Of roughly 7,000 languages worldwide, only a tiny fraction are supported by modern models. NVIDIA is tackling that gap with Granary, a massive open dataset, and two models—Canary-1b-v2 and parakeet-tdt-0.6b-v3—designed to make high-quality speech recognition and translation practical across 25 European languages, including lower-resource tongues such as croatian, estonian and maltese. The package targets production use cases: multilingual chatbots, customer service voice agents and near-real-time translation services.
Granary aggregates about a million hours of audio, with nearly 650,000 hours earmarked for speech recognition and over 350,000 hours for speech translation. NVIDIA built the corpus in collaboration with researchers from carnegie mellon university and fondazione bruno kessler and used the NeMo Speech Data Processor to convert unlabeled audio into structured training data. That pipeline reduces reliance on human annotation and filters synthetic or low-quality samples through NeMo Curator, leaving cleaner, ready-to-use examples. The dataset and processing tools are open source on GitHub and available on Hugging Face, enabling other teams to reproduce the workflow or extend it to new languages.

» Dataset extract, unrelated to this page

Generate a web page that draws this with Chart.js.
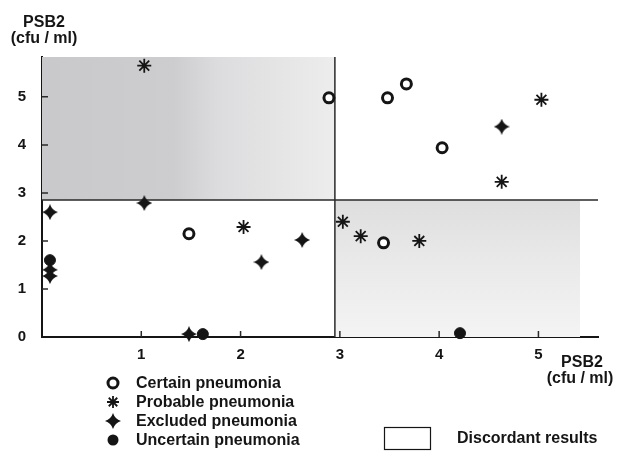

The two released models illustrate different production tradeoffs. Canary-1b-v2 is a billion-parameter model optimized for accuracy and supports transcription plus translation between English and two dozen languages; it tops Hugging Face´s leaderboard for multilingual speech recognition accuracy and is released under a permissive license (CC BY 4.0). Parakeet-tdt-0.6b-v3 is a 600-million-parameter model tuned for throughput and low latency; it can transcribe long segments in a single inference pass, automatically detect input language and produce punctuation, capitalization and word-level timestamps. NVIDIA reports Canary delivers accuracy similar to models three times its size while running inference up to ten times faster, and that Granary requires about half as much training data to reach target accuracy compared to other popular datasets.
The research paper behind Granary will be presented at Interspeech in the netherlands, Aug. 17-21. Both the dataset and the models are available now on Hugging Face, with code and documentation provided on GitHub. By sharing data, models and tooling, NVIDIA aims to lower the barrier for developers to build more inclusive, multilingual speech technology across europe and beyond.